----- Exercise inputs -----

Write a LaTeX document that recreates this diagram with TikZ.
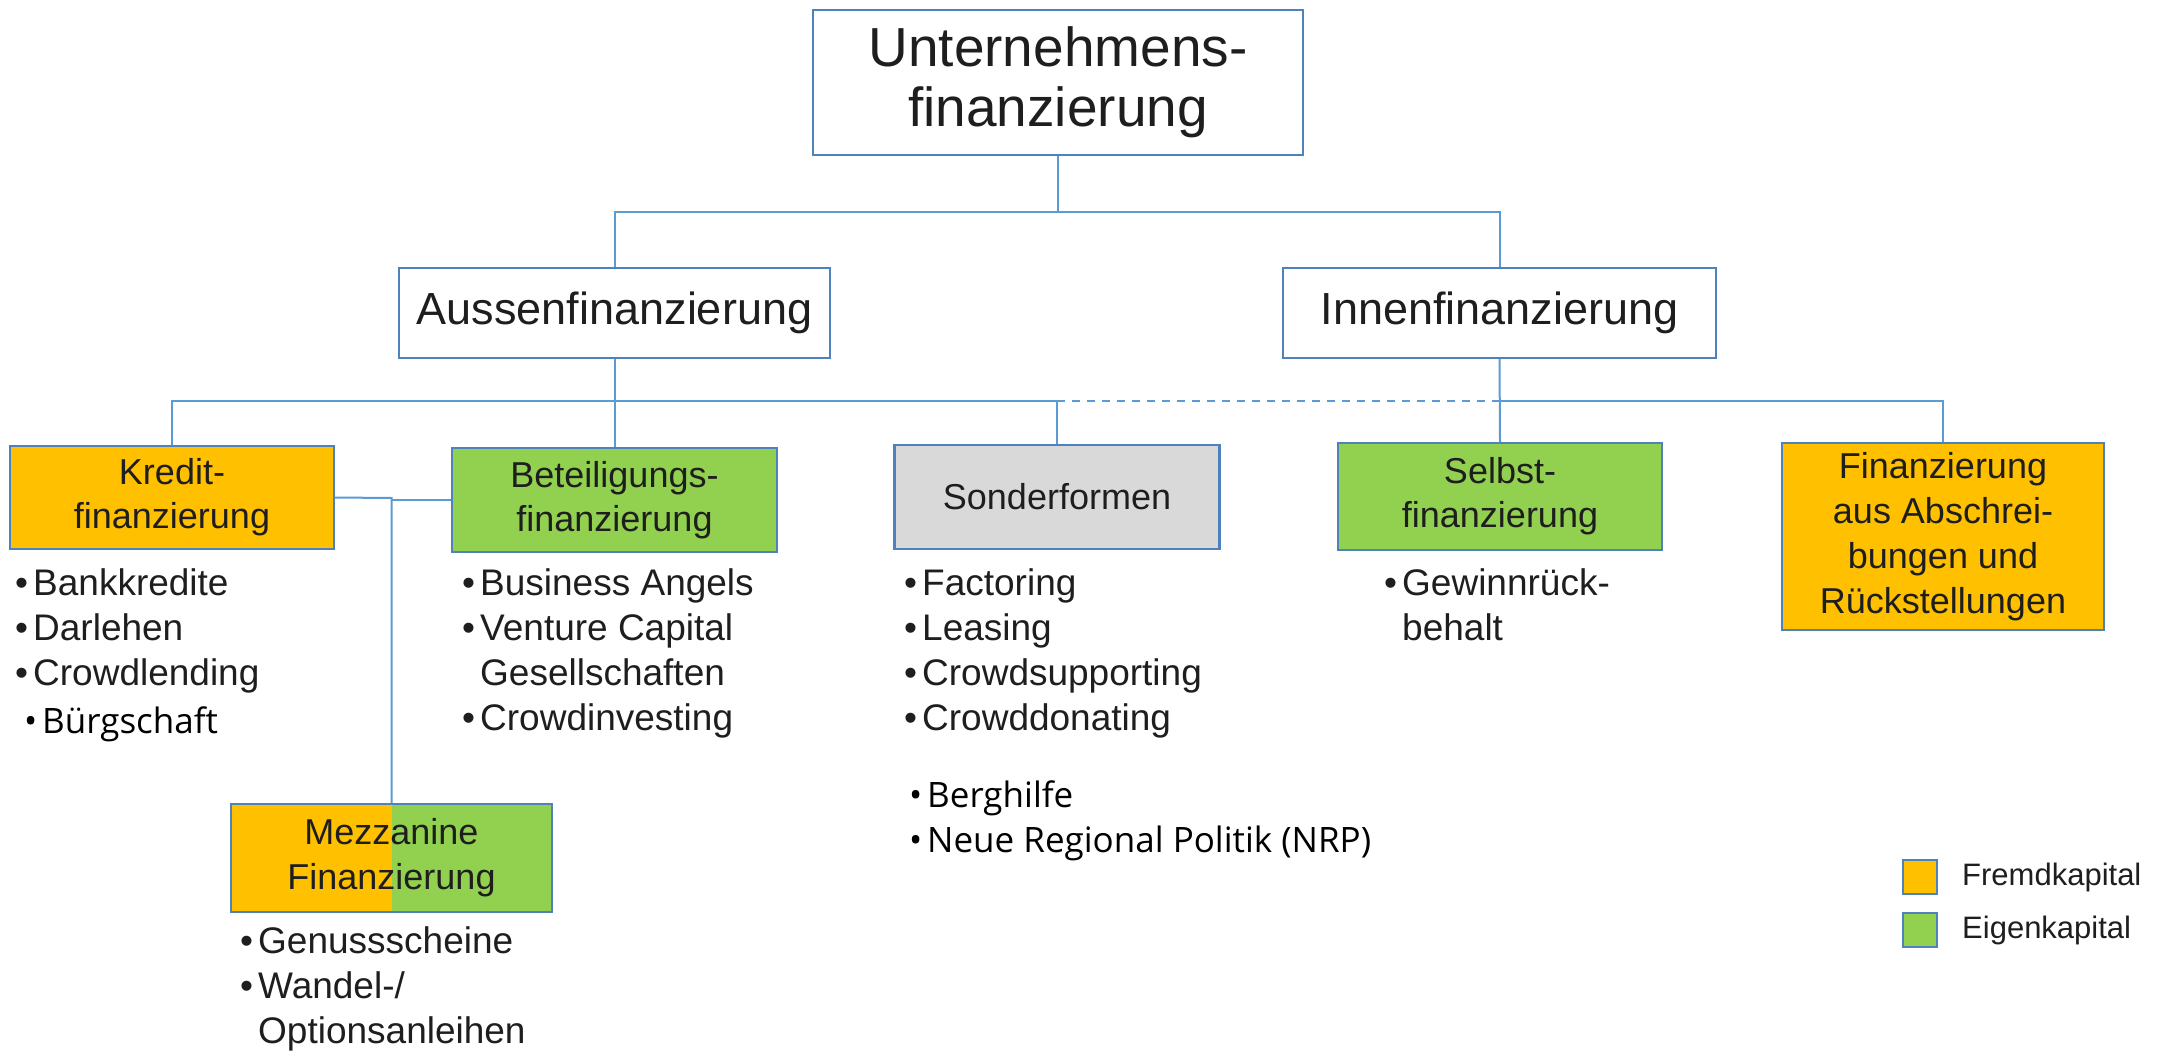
\documentclass[tikz,border=0pt]{standalone}
\usepackage{fontspec}
\setmainfont{Liberation Sans}
\newfontfamily\segoe{Open Sans}
\definecolor{fk}{HTML}{FFC000}
\definecolor{ek}{HTML}{92D050}
\definecolor{sf}{HTML}{D9D9D9}
\definecolor{bordc}{HTML}{4F81BD}
\definecolor{connc}{HTML}{5B9BD5}
\definecolor{txt}{HTML}{1E1E1E}
\newcommand\bl{\makebox[18pt][l]{•}}
\newcommand\blb{\makebox[18pt][l]{•}}
\begin{document}
\begin{tikzpicture}[x=1pt,y=-1pt]
\tikzset{
  bx/.style={draw=bordc, line width=2.2pt, inner sep=0pt, align=center, text=txt,
             font=\fontsize{36}{44}\selectfont},
  conn/.style={draw=connc, line width=2pt},
  itm/.style={anchor=base west, inner sep=0pt, text=txt, font=\fontsize{37}{45}\selectfont},
  itmb/.style={anchor=base west, inner sep=0pt, text=black, font=\segoe\fontsize{35}{45}\selectfont},
  leg/.style={draw=bordc, line width=2pt, minimum size=34pt, inner sep=0pt},
  legtxt/.style={anchor=base west, inner sep=0pt, text=txt, font=\fontsize{31}{36}\selectfont}
}
\useasboundingbox (0,0) rectangle (2161,1052);

% boxes
\node[bx, minimum width=490pt, minimum height=145pt, font=\fontsize{55}{60}\selectfont] (top) at (1058,82.5) {Unternehmens-\\finanzierung};
\node[bx, minimum width=431pt, minimum height=90pt, font=\fontsize{45}{50}\selectfont] (aussen) at (614.5,313) {Aussenfinanzierung};
\node[bx, minimum width=433pt, minimum height=90pt, font=\fontsize{45}{50}\selectfont] (innen) at (1499.5,313) {Innenfinanzierung};
\node[bx, fill=fk, minimum width=324pt, minimum height=103pt] (kredit) at (172,497.5) {Kredit-\\finanzierung};
\node[bx, fill=ek, minimum width=325pt, minimum height=104pt] (beteil) at (614.5,500) {Beteiligungs-\\finanzierung};
\node[bx, fill=sf, minimum width=325pt, minimum height=104pt] (sonder) at (1057,497) {Sonderformen};
\node[bx, fill=ek, minimum width=324pt, minimum height=107pt] (selbst) at (1500,496.5) {Selbst-\\finanzierung};
\node[bx, fill=fk, minimum width=322pt, minimum height=187pt, font=\fontsize{36}{45}\selectfont] (abschr) at (1943,536.5) {Finanzierung\\aus Abschrei-\\bungen und\\Rückstellungen};
\node[bx, minimum width=321pt, minimum height=108pt, font=\fontsize{36}{45}\selectfont,
  path picture={
    \fill[fk] (path picture bounding box.north west) rectangle (path picture bounding box.south);
    \fill[ek] (path picture bounding box.north) rectangle (path picture bounding box.south east);
  }] (mezz) at (391.5,858) {Mezzanine\\Finanzierung};

% connectors
\coordinate (j1) at (1058,212);
\draw[conn] (top.south) -- (j1);
\draw[conn] (aussen.north) |- (j1) -| (innen.north);
\coordinate (j2) at (614.5,401);
\coordinate (j3) at (1057,401);
\coordinate (j4) at (1500,401);
\draw[conn] (aussen.south) -- (beteil.north);
\draw[conn] (kredit.north) |- (j2) -- (j3) -- (sonder.north);
\draw[conn, dash pattern=on 8pt off 7pt] (j3) -- (j4);
\draw[conn] (innen.south) -- (selbst.north);
\draw[conn] (j4) -| (abschr.north);
\coordinate (j5) at (391.5,498);
\draw[conn] (kredit.east) -- (j5) -- (mezz.north);
\draw[conn] (j5 |- beteil.west) -- (beteil.west);

% Kredit list
\node[itm] (k1) at (15,595) {\bl Bankkredite};
\node[itm] (k2) at (15,640) {\bl Darlehen};
\node[itm] (k3) at (15,685) {\bl Crowdlending};
\node[itmb] (k4) at (24,733) {\blb Bürgschaft};

% Beteiligungs list
\node[itm] (b1) at (462,595) {\bl Business Angels};
\node[itm] (b2) at (462,640) {\bl Venture Capital};
\node[itm] (b3) at (480,685) {Gesellschaften};
\node[itm] (b4) at (462,730) {\bl Crowdinvesting};

% Sonderformen list
\node[itm] (s1) at (904,595) {\bl Factoring};
\node[itm] (s2) at (904,640) {\bl Leasing};
\node[itm] (s3) at (904,685) {\bl Crowdsupporting};
\node[itm] (s4) at (904,730) {\bl Crowddonating};
\node[itmb] (s5) at (909,807) {\blb Berghilfe};
\node[itmb] (s6) at (909,852) {\blb Neue Regional Politik (NRP)};

% Selbst list
\node[itm] (f1) at (1384,595) {\bl Gewinnrück-};
\node[itm] (f2) at (1402,640) {behalt};

% Mezzanine list
\node[itm] (m1) at (240,953) {\bl Genussscheine};
\node[itm] (m2) at (240,998) {\bl Wandel-/};
\node[itm] (m3) at (258,1043) {Optionsanleihen};

% legend
\node[leg, fill=fk] (lf) at (1919.5,877) {};
\node[leg, fill=ek] (le) at (1919.5,930) {};
\node[legtxt] (lft) at (1962,885) {Fremdkapital};
\node[legtxt] (let) at (1962,938) {Eigenkapital};
\end{tikzpicture}
\end{document}
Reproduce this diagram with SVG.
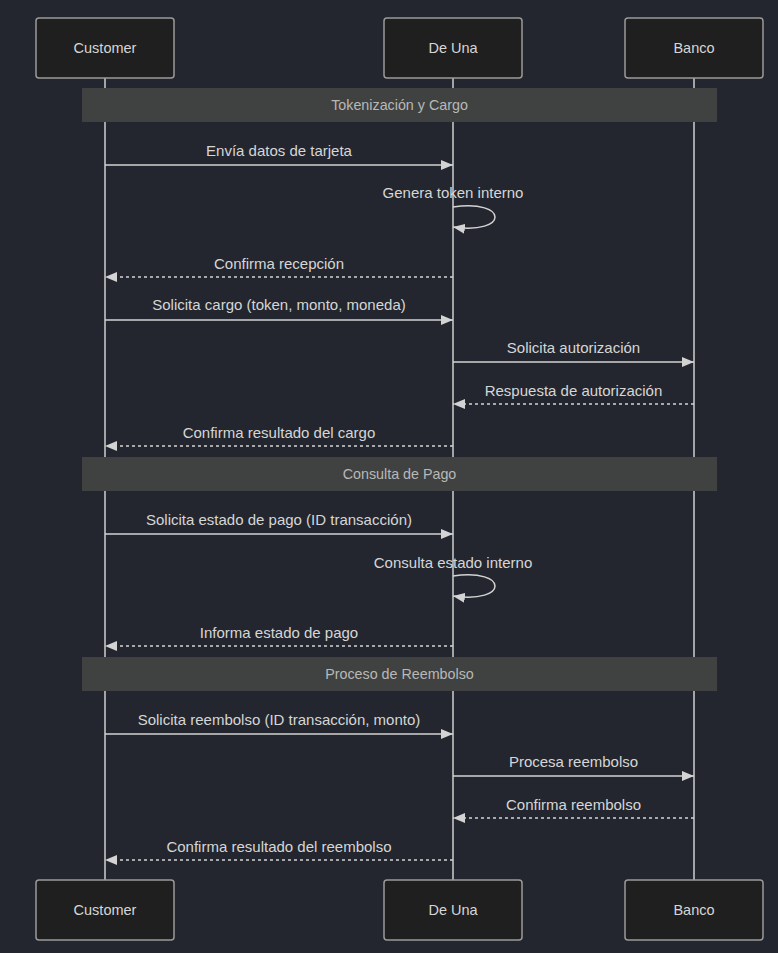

-----

What to work on:
Print each of the records above exactly as written, leaving no picture in the copy.

Final answer:
Write a LaTeX document that recreates this diagram with TikZ.
\documentclass[tikz,border=0pt]{standalone}
\usepackage{fontspec}
\setmainfont{Liberation Sans}
\newfontfamily\segoe{Open Sans}
\definecolor{fk}{HTML}{FFC000}
\definecolor{ek}{HTML}{92D050}
\definecolor{sf}{HTML}{D9D9D9}
\definecolor{bordc}{HTML}{4F81BD}
\definecolor{connc}{HTML}{5B9BD5}
\definecolor{txt}{HTML}{1E1E1E}
\newcommand\bl{\makebox[18pt][l]{•}}
\newcommand\blb{\makebox[18pt][l]{•}}
\begin{document}
\begin{tikzpicture}[x=1pt,y=-1pt]
\tikzset{
  bx/.style={draw=bordc, line width=2.2pt, inner sep=0pt, align=center, text=txt,
             font=\fontsize{36}{44}\selectfont},
  conn/.style={draw=connc, line width=2pt},
  itm/.style={anchor=base west, inner sep=0pt, text=txt, font=\fontsize{37}{45}\selectfont},
  itmb/.style={anchor=base west, inner sep=0pt, text=black, font=\segoe\fontsize{35}{45}\selectfont},
  leg/.style={draw=bordc, line width=2pt, minimum size=34pt, inner sep=0pt},
  legtxt/.style={anchor=base west, inner sep=0pt, text=txt, font=\fontsize{31}{36}\selectfont}
}
\useasboundingbox (0,0) rectangle (2161,1052);

% boxes
\node[bx, minimum width=490pt, minimum height=145pt, font=\fontsize{55}{60}\selectfont] (top) at (1058,82.5) {Unternehmens-\\finanzierung};
\node[bx, minimum width=431pt, minimum height=90pt, font=\fontsize{45}{50}\selectfont] (aussen) at (614.5,313) {Aussenfinanzierung};
\node[bx, minimum width=433pt, minimum height=90pt, font=\fontsize{45}{50}\selectfont] (innen) at (1499.5,313) {Innenfinanzierung};
\node[bx, fill=fk, minimum width=324pt, minimum height=103pt] (kredit) at (172,497.5) {Kredit-\\finanzierung};
\node[bx, fill=ek, minimum width=325pt, minimum height=104pt] (beteil) at (614.5,500) {Beteiligungs-\\finanzierung};
\node[bx, fill=sf, minimum width=325pt, minimum height=104pt] (sonder) at (1057,497) {Sonderformen};
\node[bx, fill=ek, minimum width=324pt, minimum height=107pt] (selbst) at (1500,496.5) {Selbst-\\finanzierung};
\node[bx, fill=fk, minimum width=322pt, minimum height=187pt, font=\fontsize{36}{45}\selectfont] (abschr) at (1943,536.5) {Finanzierung\\aus Abschrei-\\bungen und\\Rückstellungen};
\node[bx, minimum width=321pt, minimum height=108pt, font=\fontsize{36}{45}\selectfont,
  path picture={
    \fill[fk] (path picture bounding box.north west) rectangle (path picture bounding box.south);
    \fill[ek] (path picture bounding box.north) rectangle (path picture bounding box.south east);
  }] (mezz) at (391.5,858) {Mezzanine\\Finanzierung};

% connectors
\coordinate (j1) at (1058,212);
\draw[conn] (top.south) -- (j1);
\draw[conn] (aussen.north) |- (j1) -| (innen.north);
\coordinate (j2) at (614.5,401);
\coordinate (j3) at (1057,401);
\coordinate (j4) at (1500,401);
\draw[conn] (aussen.south) -- (beteil.north);
\draw[conn] (kredit.north) |- (j2) -- (j3) -- (sonder.north);
\draw[conn, dash pattern=on 8pt off 7pt] (j3) -- (j4);
\draw[conn] (innen.south) -- (selbst.north);
\draw[conn] (j4) -| (abschr.north);
\coordinate (j5) at (391.5,498);
\draw[conn] (kredit.east) -- (j5) -- (mezz.north);
\draw[conn] (j5 |- beteil.west) -- (beteil.west);

% Kredit list
\node[itm] (k1) at (15,595) {\bl Bankkredite};
\node[itm] (k2) at (15,640) {\bl Darlehen};
\node[itm] (k3) at (15,685) {\bl Crowdlending};
\node[itmb] (k4) at (24,733) {\blb Bürgschaft};

% Beteiligungs list
\node[itm] (b1) at (462,595) {\bl Business Angels};
\node[itm] (b2) at (462,640) {\bl Venture Capital};
\node[itm] (b3) at (480,685) {Gesellschaften};
\node[itm] (b4) at (462,730) {\bl Crowdinvesting};

% Sonderformen list
\node[itm] (s1) at (904,595) {\bl Factoring};
\node[itm] (s2) at (904,640) {\bl Leasing};
\node[itm] (s3) at (904,685) {\bl Crowdsupporting};
\node[itm] (s4) at (904,730) {\bl Crowddonating};
\node[itmb] (s5) at (909,807) {\blb Berghilfe};
\node[itmb] (s6) at (909,852) {\blb Neue Regional Politik (NRP)};

% Selbst list
\node[itm] (f1) at (1384,595) {\bl Gewinnrück-};
\node[itm] (f2) at (1402,640) {behalt};

% Mezzanine list
\node[itm] (m1) at (240,953) {\bl Genussscheine};
\node[itm] (m2) at (240,998) {\bl Wandel-/};
\node[itm] (m3) at (258,1043) {Optionsanleihen};

% legend
\node[leg, fill=fk] (lf) at (1919.5,877) {};
\node[leg, fill=ek] (le) at (1919.5,930) {};
\node[legtxt] (lft) at (1962,885) {Fremdkapital};
\node[legtxt] (let) at (1962,938) {Eigenkapital};
\end{tikzpicture}
\end{document}
Reproduce this diagram with SVG.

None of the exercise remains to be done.